**Requirement**
All of the data should be repeated exactly; pictures are not part of the copy.

**Source data**
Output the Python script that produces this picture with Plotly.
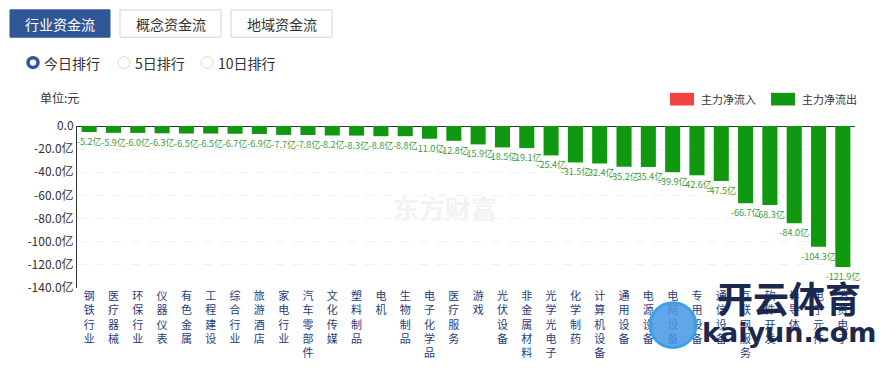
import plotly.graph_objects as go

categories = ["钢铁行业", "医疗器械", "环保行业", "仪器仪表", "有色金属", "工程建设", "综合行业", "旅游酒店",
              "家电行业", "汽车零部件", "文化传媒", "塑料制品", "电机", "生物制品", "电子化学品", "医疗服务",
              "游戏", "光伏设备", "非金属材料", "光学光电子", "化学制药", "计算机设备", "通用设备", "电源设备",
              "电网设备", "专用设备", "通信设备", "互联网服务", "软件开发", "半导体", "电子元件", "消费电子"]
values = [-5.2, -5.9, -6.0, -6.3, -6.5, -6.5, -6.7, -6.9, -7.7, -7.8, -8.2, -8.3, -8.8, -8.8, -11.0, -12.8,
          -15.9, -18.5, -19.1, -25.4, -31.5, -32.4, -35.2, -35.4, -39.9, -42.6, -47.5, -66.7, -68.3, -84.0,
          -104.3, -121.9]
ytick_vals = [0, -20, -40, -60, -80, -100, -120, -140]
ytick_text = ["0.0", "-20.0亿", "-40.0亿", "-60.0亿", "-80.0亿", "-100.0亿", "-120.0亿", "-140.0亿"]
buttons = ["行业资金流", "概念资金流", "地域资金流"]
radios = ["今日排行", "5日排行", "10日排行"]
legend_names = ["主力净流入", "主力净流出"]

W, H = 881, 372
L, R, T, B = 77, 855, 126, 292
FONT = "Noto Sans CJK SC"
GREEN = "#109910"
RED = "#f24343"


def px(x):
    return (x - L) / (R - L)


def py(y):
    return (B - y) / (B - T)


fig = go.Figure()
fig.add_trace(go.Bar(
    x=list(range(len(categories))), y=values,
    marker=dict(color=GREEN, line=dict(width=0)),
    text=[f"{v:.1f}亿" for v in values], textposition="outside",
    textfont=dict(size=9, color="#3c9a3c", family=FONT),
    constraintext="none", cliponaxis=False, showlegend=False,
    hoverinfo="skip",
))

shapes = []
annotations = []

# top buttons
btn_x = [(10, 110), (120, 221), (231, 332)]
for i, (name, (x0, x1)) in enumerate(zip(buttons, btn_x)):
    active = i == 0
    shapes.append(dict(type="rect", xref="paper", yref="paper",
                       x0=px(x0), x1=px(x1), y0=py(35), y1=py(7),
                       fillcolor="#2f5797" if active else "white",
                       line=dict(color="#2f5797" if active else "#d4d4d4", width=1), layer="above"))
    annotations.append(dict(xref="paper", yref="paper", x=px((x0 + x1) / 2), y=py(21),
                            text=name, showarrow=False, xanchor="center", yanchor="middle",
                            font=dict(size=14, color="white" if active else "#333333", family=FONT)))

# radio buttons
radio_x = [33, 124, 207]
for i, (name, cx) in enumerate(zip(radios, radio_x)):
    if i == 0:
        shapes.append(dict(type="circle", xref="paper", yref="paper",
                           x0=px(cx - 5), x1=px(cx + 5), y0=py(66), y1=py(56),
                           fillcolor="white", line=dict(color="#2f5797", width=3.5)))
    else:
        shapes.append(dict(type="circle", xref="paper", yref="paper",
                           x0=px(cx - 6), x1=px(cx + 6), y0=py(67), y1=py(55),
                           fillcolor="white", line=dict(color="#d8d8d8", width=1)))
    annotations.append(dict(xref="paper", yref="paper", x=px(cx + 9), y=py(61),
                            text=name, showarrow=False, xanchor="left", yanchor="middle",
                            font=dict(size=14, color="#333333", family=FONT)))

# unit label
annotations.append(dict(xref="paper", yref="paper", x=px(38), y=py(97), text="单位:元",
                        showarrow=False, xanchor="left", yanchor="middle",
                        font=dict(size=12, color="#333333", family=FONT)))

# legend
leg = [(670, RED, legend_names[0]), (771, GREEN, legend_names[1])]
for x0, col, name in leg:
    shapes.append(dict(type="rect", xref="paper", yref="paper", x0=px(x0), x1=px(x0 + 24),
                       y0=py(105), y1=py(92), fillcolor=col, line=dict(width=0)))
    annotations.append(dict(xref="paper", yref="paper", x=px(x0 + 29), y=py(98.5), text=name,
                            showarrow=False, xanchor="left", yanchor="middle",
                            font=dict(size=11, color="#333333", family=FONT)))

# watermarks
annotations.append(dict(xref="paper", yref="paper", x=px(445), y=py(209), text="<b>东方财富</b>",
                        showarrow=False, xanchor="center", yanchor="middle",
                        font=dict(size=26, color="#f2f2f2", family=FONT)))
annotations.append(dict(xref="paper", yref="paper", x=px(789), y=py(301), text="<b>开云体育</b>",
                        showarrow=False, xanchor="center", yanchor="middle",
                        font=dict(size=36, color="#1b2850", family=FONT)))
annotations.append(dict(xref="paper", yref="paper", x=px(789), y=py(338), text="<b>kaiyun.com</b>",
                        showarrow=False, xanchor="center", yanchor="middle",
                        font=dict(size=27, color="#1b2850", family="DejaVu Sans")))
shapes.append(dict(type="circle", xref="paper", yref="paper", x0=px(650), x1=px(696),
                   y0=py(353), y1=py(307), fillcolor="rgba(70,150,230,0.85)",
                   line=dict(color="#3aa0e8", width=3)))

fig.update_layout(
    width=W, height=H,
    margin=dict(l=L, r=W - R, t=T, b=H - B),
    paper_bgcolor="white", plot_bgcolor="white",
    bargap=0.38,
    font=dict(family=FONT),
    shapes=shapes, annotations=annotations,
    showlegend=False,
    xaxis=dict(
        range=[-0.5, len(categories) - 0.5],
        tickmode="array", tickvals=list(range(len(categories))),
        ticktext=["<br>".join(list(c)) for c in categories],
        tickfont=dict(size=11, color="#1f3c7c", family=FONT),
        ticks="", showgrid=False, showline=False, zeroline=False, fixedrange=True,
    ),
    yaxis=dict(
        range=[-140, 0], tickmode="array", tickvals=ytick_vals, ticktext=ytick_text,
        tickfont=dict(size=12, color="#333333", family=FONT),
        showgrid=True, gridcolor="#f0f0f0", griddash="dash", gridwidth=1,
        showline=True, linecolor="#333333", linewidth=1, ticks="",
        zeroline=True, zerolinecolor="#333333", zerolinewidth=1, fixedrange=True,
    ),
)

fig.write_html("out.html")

**Completed task**
Output the Python script that produces this picture with Plotly.
import plotly.graph_objects as go

categories = ["钢铁行业", "医疗器械", "环保行业", "仪器仪表", "有色金属", "工程建设", "综合行业", "旅游酒店",
              "家电行业", "汽车零部件", "文化传媒", "塑料制品", "电机", "生物制品", "电子化学品", "医疗服务",
              "游戏", "光伏设备", "非金属材料", "光学光电子", "化学制药", "计算机设备", "通用设备", "电源设备",
              "电网设备", "专用设备", "通信设备", "互联网服务", "软件开发", "半导体", "电子元件", "消费电子"]
values = [-5.2, -5.9, -6.0, -6.3, -6.5, -6.5, -6.7, -6.9, -7.7, -7.8, -8.2, -8.3, -8.8, -8.8, -11.0, -12.8,
          -15.9, -18.5, -19.1, -25.4, -31.5, -32.4, -35.2, -35.4, -39.9, -42.6, -47.5, -66.7, -68.3, -84.0,
          -104.3, -121.9]
ytick_vals = [0, -20, -40, -60, -80, -100, -120, -140]
ytick_text = ["0.0", "-20.0亿", "-40.0亿", "-60.0亿", "-80.0亿", "-100.0亿", "-120.0亿", "-140.0亿"]
buttons = ["行业资金流", "概念资金流", "地域资金流"]
radios = ["今日排行", "5日排行", "10日排行"]
legend_names = ["主力净流入", "主力净流出"]

W, H = 881, 372
L, R, T, B = 77, 855, 126, 292
FONT = "Noto Sans CJK SC"
GREEN = "#109910"
RED = "#f24343"


def px(x):
    return (x - L) / (R - L)


def py(y):
    return (B - y) / (B - T)


fig = go.Figure()
fig.add_trace(go.Bar(
    x=list(range(len(categories))), y=values,
    marker=dict(color=GREEN, line=dict(width=0)),
    text=[f"{v:.1f}亿" for v in values], textposition="outside",
    textfont=dict(size=9, color="#3c9a3c", family=FONT),
    constraintext="none", cliponaxis=False, showlegend=False,
    hoverinfo="skip",
))

shapes = []
annotations = []

# top buttons
btn_x = [(10, 110), (120, 221), (231, 332)]
for i, (name, (x0, x1)) in enumerate(zip(buttons, btn_x)):
    active = i == 0
    shapes.append(dict(type="rect", xref="paper", yref="paper",
                       x0=px(x0), x1=px(x1), y0=py(35), y1=py(7),
                       fillcolor="#2f5797" if active else "white",
                       line=dict(color="#2f5797" if active else "#d4d4d4", width=1), layer="above"))
    annotations.append(dict(xref="paper", yref="paper", x=px((x0 + x1) / 2), y=py(21),
                            text=name, showarrow=False, xanchor="center", yanchor="middle",
                            font=dict(size=14, color="white" if active else "#333333", family=FONT)))

# radio buttons
radio_x = [33, 124, 207]
for i, (name, cx) in enumerate(zip(radios, radio_x)):
    if i == 0:
        shapes.append(dict(type="circle", xref="paper", yref="paper",
                           x0=px(cx - 5), x1=px(cx + 5), y0=py(66), y1=py(56),
                           fillcolor="white", line=dict(color="#2f5797", width=3.5)))
    else:
        shapes.append(dict(type="circle", xref="paper", yref="paper",
                           x0=px(cx - 6), x1=px(cx + 6), y0=py(67), y1=py(55),
                           fillcolor="white", line=dict(color="#d8d8d8", width=1)))
    annotations.append(dict(xref="paper", yref="paper", x=px(cx + 9), y=py(61),
                            text=name, showarrow=False, xanchor="left", yanchor="middle",
                            font=dict(size=14, color="#333333", family=FONT)))

# unit label
annotations.append(dict(xref="paper", yref="paper", x=px(38), y=py(97), text="单位:元",
                        showarrow=False, xanchor="left", yanchor="middle",
                        font=dict(size=12, color="#333333", family=FONT)))

# legend
leg = [(670, RED, legend_names[0]), (771, GREEN, legend_names[1])]
for x0, col, name in leg:
    shapes.append(dict(type="rect", xref="paper", yref="paper", x0=px(x0), x1=px(x0 + 24),
                       y0=py(105), y1=py(92), fillcolor=col, line=dict(width=0)))
    annotations.append(dict(xref="paper", yref="paper", x=px(x0 + 29), y=py(98.5), text=name,
                            showarrow=False, xanchor="left", yanchor="middle",
                            font=dict(size=11, color="#333333", family=FONT)))

# watermarks
annotations.append(dict(xref="paper", yref="paper", x=px(445), y=py(209), text="<b>东方财富</b>",
                        showarrow=False, xanchor="center", yanchor="middle",
                        font=dict(size=26, color="#f2f2f2", family=FONT)))
annotations.append(dict(xref="paper", yref="paper", x=px(789), y=py(301), text="<b>开云体育</b>",
                        showarrow=False, xanchor="center", yanchor="middle",
                        font=dict(size=36, color="#1b2850", family=FONT)))
annotations.append(dict(xref="paper", yref="paper", x=px(789), y=py(338), text="<b>kaiyun.com</b>",
                        showarrow=False, xanchor="center", yanchor="middle",
                        font=dict(size=27, color="#1b2850", family="DejaVu Sans")))
shapes.append(dict(type="circle", xref="paper", yref="paper", x0=px(650), x1=px(696),
                   y0=py(353), y1=py(307), fillcolor="rgba(70,150,230,0.85)",
                   line=dict(color="#3aa0e8", width=3)))

fig.update_layout(
    width=W, height=H,
    margin=dict(l=L, r=W - R, t=T, b=H - B),
    paper_bgcolor="white", plot_bgcolor="white",
    bargap=0.38,
    font=dict(family=FONT),
    shapes=shapes, annotations=annotations,
    showlegend=False,
    xaxis=dict(
        range=[-0.5, len(categories) - 0.5],
        tickmode="array", tickvals=list(range(len(categories))),
        ticktext=["<br>".join(list(c)) for c in categories],
        tickfont=dict(size=11, color="#1f3c7c", family=FONT),
        ticks="", showgrid=False, showline=False, zeroline=False, fixedrange=True,
    ),
    yaxis=dict(
        range=[-140, 0], tickmode="array", tickvals=ytick_vals, ticktext=ytick_text,
        tickfont=dict(size=12, color="#333333", family=FONT),
        showgrid=True, gridcolor="#f0f0f0", griddash="dash", gridwidth=1,
        showline=True, linecolor="#333333", linewidth=1, ticks="",
        zeroline=True, zerolinecolor="#333333", zerolinewidth=1, fixedrange=True,
    ),
)

fig.write_html("out.html")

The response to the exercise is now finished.